The fifth pillar introduced predictive maintenance to prevent system downtime. In insurance, system failures translate directly to lost trust and revenue. The team integrated monitoring tools that identified server strain before outages could occur, reducing downtime risks by 40 percent even during peak periods like natural disaster seasons.

Measuring Real Impact

The transformation delivered immediate, tangible results across multiple dimensions. By reducing manual labor by 60%, considerable cost reductions and more effective resource allocation were made possible. Payouts for fraudulent claims decreased by 35%, enhancing the company’s financial stability and shielding legitimate consumers from paying exorbitant premiums to support fraud. Query response times improved by 50 percent, enhancing both customer service quality and agent productivity. System reliability improved dramatically, with 40 percent fewer chances of downtime during peak periods. Automated compliance reporting reduced manual intervention by 40 percent while ensuring complete adherence to international regulations.

These improvements didn’t just boost operational efficiency, they fundamentally changed how the company approached customer service and global market demands, creating a foundation that could scale with growth while maintaining reliability during customers’ most challenging moments. The success extended beyond individual metrics to create a more resilient organization capable of adapting to evolving threats and regulatory requirements.

The Bigger Industry Shift

This project reflects a broader industry recognition that traditional fraud detection methods designed for opportunistic individual fraud can’t handle organized criminal networks using sophisticated technology to create convincing false claims. Manual review processes simply aren’t equipped for this scale of deception. What’s particularly interesting is how companies are discovering they don’t need to throw away their old systems entirely. Legacy systems contain decades of valuable data and established processes that can be enhanced rather than replaced. This approach cuts implementation costs and timelines while preserving institutional knowledge that took years to develop.
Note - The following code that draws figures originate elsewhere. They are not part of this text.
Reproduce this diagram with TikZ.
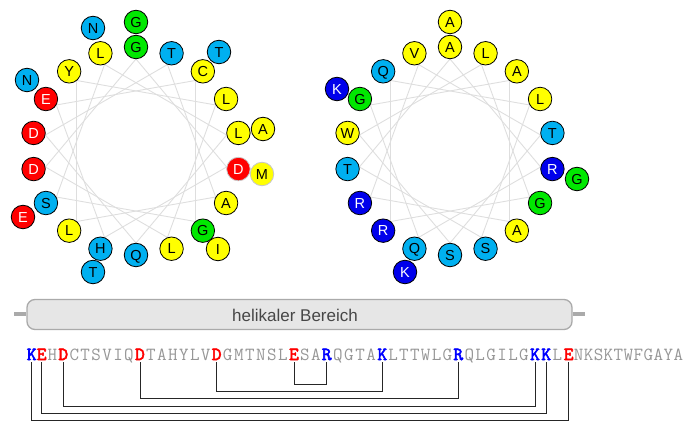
\documentclass[tikz,border=0pt]{standalone}
\usepackage{fontspec}
\setmainfont{Liberation Sans}
\newfontfamily\seqbold[FakeBold=3]{lmmono10-regular.otf}
\usetikzlibrary{calc}
\definecolor{cres}{RGB}{0,176,240}
\definecolor{yres}{RGB}{255,255,0}
\definecolor{gres}{RGB}{0,232,0}
\definecolor{rres}{RGB}{255,0,0}
\definecolor{bres}{RGB}{0,0,235}
\definecolor{chordcol}{RGB}{222,222,222}
\definecolor{seqgray}{RGB}{150,150,150}
\definecolor{barfill}{RGB}{230,230,230}
\definecolor{barline}{RGB}{170,170,170}
\definecolor{seqblue}{RGB}{0,0,255}
\tikzset{
  res/.style={circle, draw=black, line width=0.8pt, minimum size=23.5pt, inner sep=0pt,
    font=\fontsize{14.5}{14.5}\selectfont, text height=10.4pt, text depth=0pt},
  ry/.style={res, fill=yres},
  rc/.style={res, fill=cres},
  rg/.style={res, fill=gres},
  rr/.style={res, fill=rres, text=white},
  rb/.style={res, fill=bres, text=white},
  soft/.style={draw=black!22},
  rrs/.style={rr, soft},
  rys/.style={ry, soft},
  chord/.style={draw=chordcol, line width=0.9pt},
  sg/.style={inner sep=0pt, inner ysep=1.8pt, anchor=base, text=seqgray,
    font=\ttfamily\fontsize{18.5}{18.5}\selectfont},
  sbold/.style={sg, font=\seqbold\fontsize{18.5}{18.5}\selectfont},
  sb/.style={sbold, text=seqblue},
  sr/.style={sbold, text=rres},
  conn/.style={draw=black!85, line width=0.9pt},
  bar/.style={draw=barline, line width=1.3pt, fill=barfill, rounded corners=8pt,
    minimum width=545pt, minimum height=30pt, inner sep=0pt},
  stub/.style={draw=barline, line width=4pt},
  barlabel/.style={text=black!72, font=\fontsize{17}{17}\selectfont, inner sep=0pt}
}
\begin{document}
\begin{tikzpicture}[x=1pt,y=-1pt]
\useasboundingbox (0,0) rectangle (694,422);

% ---------- left helical wheel ----------
\foreach \i in {0,...,17}
  \coordinate (lp\i) at ({136+92*sin(20*\i)},{151-92*cos(20*\i)});
\foreach \i in {0,...,17}{
  \pgfmathtruncatemacro\j{mod(\i+5,18)}
  \draw[chord] (lp\i) -- (lp\j);
}
% outer residues behind
\node[rg] (LO0)   at (136,22)  {G};
\node[rc] (LO40)  at (219,52)  {T};
\node[rc] (LO200) at (93,272)  {T};
\node[rr] (LO240) at (23,217)  {E};
\node[rc] (LO300) at (27,80)   {N};
\node[rc] (LO340) at (93,28)   {N};
% inner ring
\foreach \a/\l/\s in {0/G/rg,20/T/rc,40/C/ry,60/L/ry,80/L/ry,100/D/rrs,120/A/ry,
  140/G/rg,160/L/ry,180/Q/rc,200/H/rc,220/L/ry,240/S/rc,260/D/rr,280/D/rr,300/E/rr,
  320/Y/ry,340/L/ry}
  \node[\s] (L\a) at ({136+104*sin(\a)},{151-104*cos(\a)}) {\l};
% outer residues in front
\node[ry] (LO80)  at (263,129) {A};
\node[rys] (LO100) at (262,174) {M};
\node[ry] (LO140) at (218,249) {I};

% ---------- right helical wheel ----------
\foreach \i in {0,...,17}
  \coordinate (rp\i) at ({450+92*sin(20*\i)},{151-92*cos(20*\i)});
\foreach \i in {0,...,17}{
  \pgfmathtruncatemacro\j{mod(\i+5,18)}
  \draw[chord] (rp\i) -- (rp\j);
}
\node[ry] (RO0)   at (450,22)  {A};
\node[rb] (RO300) at (337,89)  {K};
\foreach \a/\l/\s in {0/A/ry,20/L/ry,40/A/ry,60/L/ry,80/T/rc,100/R/rb,120/G/rg,
  140/A/ry,160/S/rc,180/S/rc,200/Q/rc,220/R/rb,240/R/rb,260/T/rc,280/W/ry,300/G/rg,
  320/Q/rc,340/V/ry}
  \node[\s] (R\a) at ({450+104*sin(\a)},{151-104*cos(\a)}) {\l};
\node[rg] (RO100) at (577,179) {G};
\node[rb] (RO200) at (405,272) {K};

% ---------- helical region bar ----------
\node[bar] (helix) at (299.5,314.5) {};
\node[barlabel] (helixlabel) at (295,315) {helikaler Bereich};
\draw[stub] (helix.west) -- ++(-12,0);
\draw[stub] (helix.east) -- ++(12,0);

% ---------- sequence ----------
\foreach \c/\x/\s [count=\k] in {K/31.7/sb,E/41.7/sr,H/52.5/sg,D/63.3/sr,C/74.3/sg,
  T/85.2/sg,S/96.2/sg,V/107.1/sg,I/118.1/sg,Q/129.0/sg,D/140.0/sr,T/151.0/sg,
  A/161.9/sg,H/172.9/sg,Y/183.8/sg,L/194.8/sg,V/205.7/sg,D/216.7/sr,G/227.7/sg,
  M/238.8/sg,T/249.8/sg,N/260.9/sg,S/271.9/sg,L/283.0/sg,E/294.0/sr,S/304.9/sg,
  A/315.8/sg,R/326.7/sb,Q/337.8/sg,G/348.9/sg,T/360.1/sg,A/371.2/sg,K/382.3/sb,
  L/393.2/sg,T/404.0/sg,T/414.9/sg,W/425.7/sg,L/436.6/sg,G/447.4/sg,R/458.3/sb,
  Q/469.3/sg,L/480.2/sg,G/491.2/sg,I/502.1/sg,L/513.1/sg,G/524.0/sg,K/535.0/sb,
  K/546.2/sb,L/557.5/sg,E/568.7/sr,N/578.7/sg,K/588.6/sg,S/598.6/sg,K/608.5/sg,
  T/618.5/sg,W/628.5/sg,F/638.4/sg,G/648.4/sg,A/658.4/sg,Y/668.3/sg,A/678.3/sg}
  \node[\s] (s\k) at (\x,360) {\c};

% ---------- salt-bridge connectors ----------
\coordinate (lv1) at (0,384);
\coordinate (lv2) at (0,391);
\coordinate (lv3) at (0,398.5);
\coordinate (lv4) at (0,406);
\coordinate (lv5) at (0,413.5);
\coordinate (lv6) at (0,420.8);
\draw[conn] (s25.south) -- (s25.south |- lv1) -| (s28.south);
\draw[conn] (s18.south) -- (s18.south |- lv2) -| (s33.south);
\draw[conn] (s11.south) -- (s11.south |- lv3) -| (s40.south);
\draw[conn] (s4.south)  -- (s4.south |- lv4)  -| (s47.south);
\draw[conn] (s2.south)  -- (s2.south |- lv5)  -| (s48.south);
\draw[conn] (s1.south)  -- (s1.south |- lv6)  -| (s50.south);
\end{tikzpicture}
\end{document}
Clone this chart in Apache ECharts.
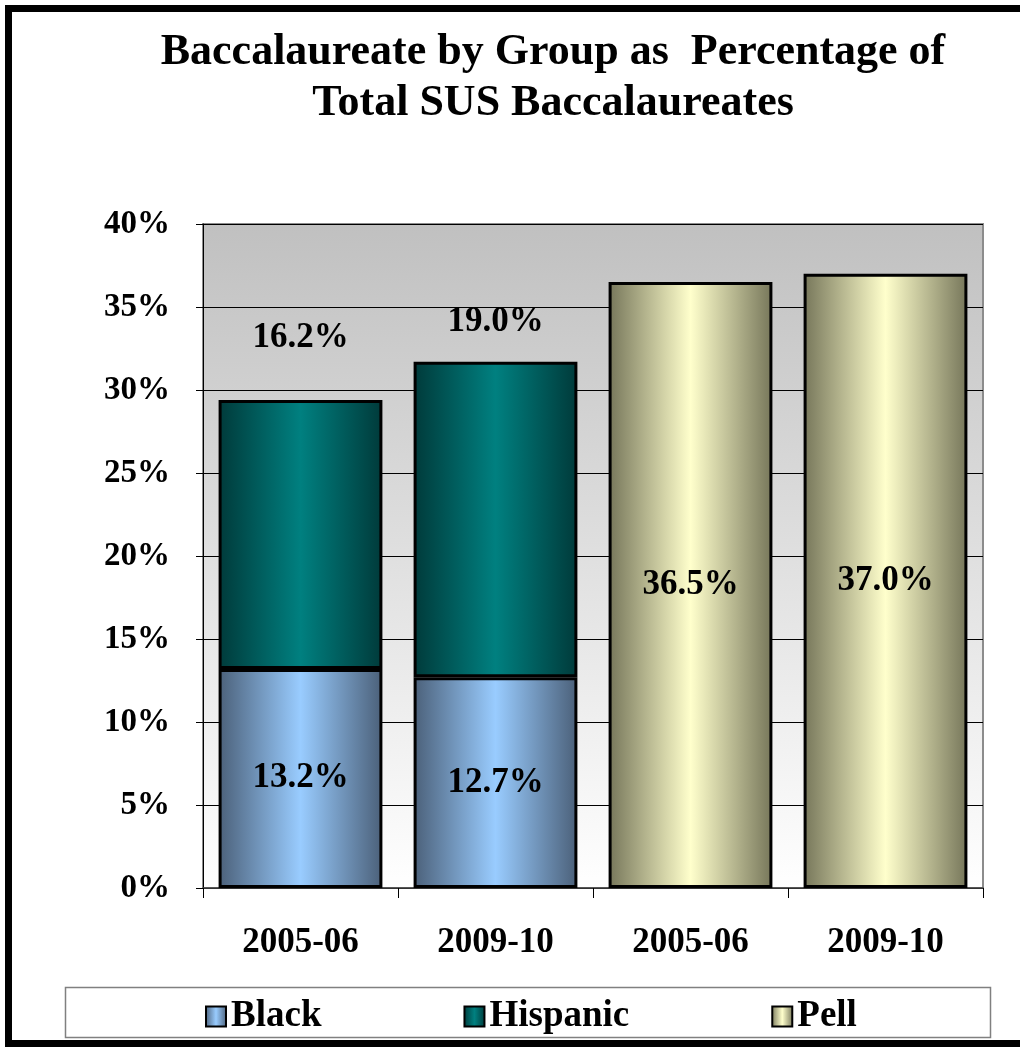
<!DOCTYPE html>
<html>
<head>
<meta charset="utf-8">
<script src="https://cdn.jsdelivr.net/npm/echarts@6/dist/echarts.min.js"></script>
<style>
html,body{margin:0;padding:0;background:#fff;}
#chart{width:1020px;height:1047px;}
</style>
</head>
<body>
<div id="chart"></div>
<script>
const categories = ['2005-06', '2009-10', '2005-06', '2009-10'];
const blackValues = [13.2, 12.7, '-', '-'];
const hispanicValues = [16.2, 19.0, '-', '-'];
const pellValues = ['-', '-', 36.5, 37.0];
const seriesNames = ['Black', 'Hispanic', 'Pell'];
const titleLines = ['Baccalaureate by Group as  Percentage of', 'Total SUS Baccalaureates'];
const yMin = 0, yMax = 40, yStep = 5;

// label lift (px) for the Hispanic labels, layout only
const hispanicLabelLift = [45, 22];

const FONT = '"Liberation Serif", "DejaVu Serif", serif';

function hGrad(edge, mid) {
  return new echarts.graphic.LinearGradient(0, 0, 1, 0, [
    {offset: 0, color: edge},
    {offset: 0.5, color: mid},
    {offset: 1, color: edge}
  ]);
}

const chart = echarts.init(document.getElementById('chart'), null, {renderer: 'canvas'});

const labelStyle = {
  show: true,
  fontFamily: FONT,
  fontWeight: 'bold',
  fontSize: 35,
  color: '#000',
  formatter: p => Number(p.value).toFixed(1) + '%'
};

const option = {
  backgroundColor: '#fff',
  animation: false,
  title: {
    text: titleLines.join('\n'),
    left: 548,
    textAlign: 'center',
    top: 22,
    textStyle: {fontFamily: FONT, fontWeight: 'bold', fontSize: 44, lineHeight: 51, color: '#000'}
  },
  graphic: [
    {type: 'rect', shape: {x: 8.5, y: 8.5, width: 1030, height: 1035}, style: {fill: 'none', stroke: '#000', lineWidth: 7}, z: 100},
    {type: 'rect', shape: {x: 65.5, y: 987.5, width: 925, height: 50}, style: {fill: '#fff', stroke: '#808080', lineWidth: 1.5}, z: 0}
  ],
  legend: {
    left: 200,
    top: 993,
    itemGap: 142,
    itemWidth: 20,
    itemHeight: 20,
    icon: 'rect',
    textStyle: {fontFamily: FONT, fontWeight: 'bold', fontSize: 37, color: '#000'},
    data: seriesNames
  },
  grid: {
    left: 203, right: 37, top: 224, bottom: 159,
    show: true,
    borderColor: '#8c8c8c',
    borderWidth: 2,
    backgroundColor: new echarts.graphic.LinearGradient(0, 0, 0, 1, [
      {offset: 0, color: '#c0c0c0'},
      {offset: 1, color: '#ffffff'}
    ])
  },
  xAxis: {
    type: 'category',
    data: categories,
    axisLine: {lineStyle: {color: '#444', width: 1.5}},
    axisTick: {show: true, interval: 0, length: 10, lineStyle: {color: '#000'}},
    axisLabel: {fontFamily: FONT, fontWeight: 'bold', fontSize: 35, color: '#000', margin: 37, interval: 0}
  },
  yAxis: {
    type: 'value',
    min: yMin, max: yMax, interval: yStep,
    axisLine: {show: true, lineStyle: {color: '#000', width: 1}},
    axisTick: {show: true, length: 7, lineStyle: {color: '#000'}},
    splitLine: {show: true, lineStyle: {color: '#000', width: 1}},
    axisLabel: {formatter: '{value}%', fontFamily: FONT, fontWeight: 'bold', fontSize: 33, color: '#000', margin: 33}
  },
  series: [
    {
      name: seriesNames[0], type: 'bar', stack: 'a', barWidth: '84%',
      data: blackValues,
      itemStyle: {color: hGrad('#4b6079', '#99ccff'), borderColor: '#000', borderWidth: 3},
      label: Object.assign({}, labelStyle, {position: 'inside'})
    },
    {
      name: seriesNames[1], type: 'bar', stack: 'a', barWidth: '84%',
      data: hispanicValues.map((v, i) => v === '-' ? v : {value: v, label: {distance: hispanicLabelLift[i]}}),
      itemStyle: {color: hGrad('#003a3a', '#008080'), borderColor: '#000', borderWidth: 3},
      label: Object.assign({}, labelStyle, {position: 'top'})
    },
    {
      name: seriesNames[2], type: 'bar', stack: 'a', barWidth: '84%',
      data: pellValues,
      itemStyle: {color: hGrad('#76765a', '#ffffcc'), borderColor: '#000', borderWidth: 3},
      label: Object.assign({}, labelStyle, {position: 'inside'})
    }
  ]
};
chart.setOption(option);
</script>
</body>
</html>
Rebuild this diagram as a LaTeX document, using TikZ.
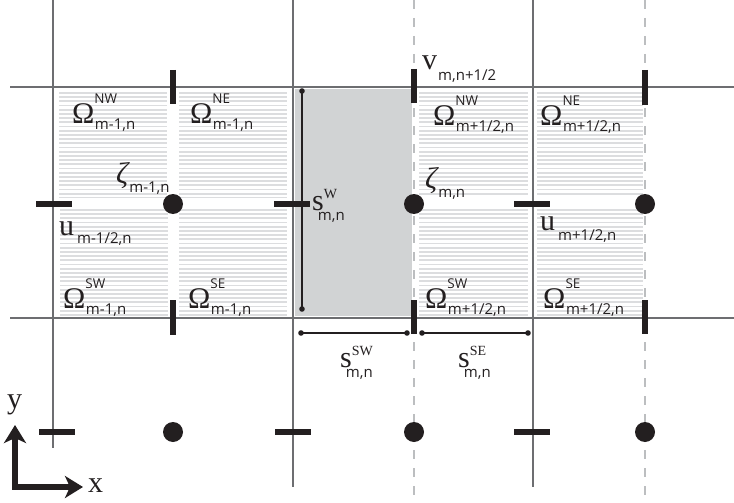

The regulatory landscape keeps getting more complex, too. Manual compliance oversight becomes more expensive and error-prone each year. Automated monitoring provides consistent adherence to evolving regulations while reducing both administrative overhead and regulatory risk. Technology capabilities are matched with real-world operational needs rather than theoretical requirements thanks to the collaborative implementation strategy, which involves claims handlers, compliance specialists, and technical staff in system design decisions. Successful digital transformation projects in the insurance industry now depend on this human-centered approach to technology deployment.

The success of machine learning in fraud detection signals a fundamental shift in risk management. As fraudsters adopt more sophisticated techniques, including synthetic identities and AI-generated documentation, detection systems must evolve continuously rather than relying on static rules. What makes these machine learning systems particularly powerful is that they get better over time. Each claim they process teaches them something new, making them more effective at catching the next wave of fraud schemes. This shift demonstrates that intentional modernization can produce quantifiable gains while preserving stability in an industry that has historically been resistant to change. The mix of AI, legacy integration, and automated compliance provides a viable way forward for businesses to balance efficiency with successful fraud protection in an increasingly complicated regulatory environment as insurance fraud grows more complex and expensive.